Fifteen years ago, Julia Mackey travelled to Normandy, France, for the 60th anniversary of the D-Day landings.

That trip — the people she met, the places she stood and the stories she heard — inspired her to write the play Jake’s Gift. The play has won many awards over the past 13 years, and later this month, Mackey will be returning to Normandy to perform the play on the very beach where so many Canadian soldiers lost their lives on D-Day.

Mackey, who lives in Wells, will be performing Jake’s Gift in English and in French at various venues in Normandy, France, including the Juno Beach Centre, between June 1 and June 10.

To help make this all possible, she is performing Jake’s Gift as a fundraiser this Saturday night (May 18) at the Sunset Theatre in Wells.

Doors open at 7:30 p.m., and the show begins at 8 p.m. Tickets are $15. There will be a reception after the show in the lobby.

In June 2004, Mackey travelled to Normandy for the 60th anniversary of D-Day. She attended many ceremonies, walked the coastline and interviewed dozens of veterans who had returned for the occasion. The experiences of the veterans, her own discoveries, and a lifelong interest in Remembrance Day led to the development of the play at The Sunset Theatre in August 2006.

Jake’s Gift is a multiple-award-winning play about a World War II veteran’s reluctant return to Normandy for the 60th Anniversary of the D-Day landings.

While revisiting the shores of Juno Beach, Jake encounters Isabelle, a precocious 10-year-old from the local village. Isabelle’s inquisitive nature and charm challenge the old soldier to confront some long-ignored ghosts, most notably the war-time death of his eldest brother, Chester.

At its heart, Jake’s Gift is about the legacy of remembrance and makes personal the story behind one soldier’s grave.

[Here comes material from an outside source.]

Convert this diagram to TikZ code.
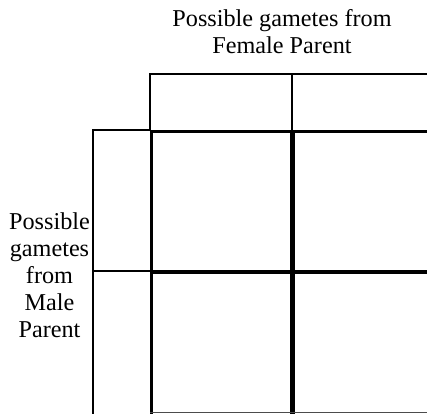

“Jake’s journey is about going back and taking the final journey to go back and find his brother’s grave,” said Mackey. “It’s something he’s been avoiding for 60 years.”

When Jake meets Isabelle, she encourages him to have a graveside conversation with his brother, explains Mackey.

“That conversation is really a cathartic memory where he realizes that what he did during the war is important,” she said. “I think like many soldiers I met over there, he just doesn’t want to talk about it.”

Since 2007, Jake’s Gift has gone on to play at festivals and theatres in more than 250 communities across Canada, including International stops to Washington State, the U.K. and in France for the 70th and 73rd anniversaries of D-Day.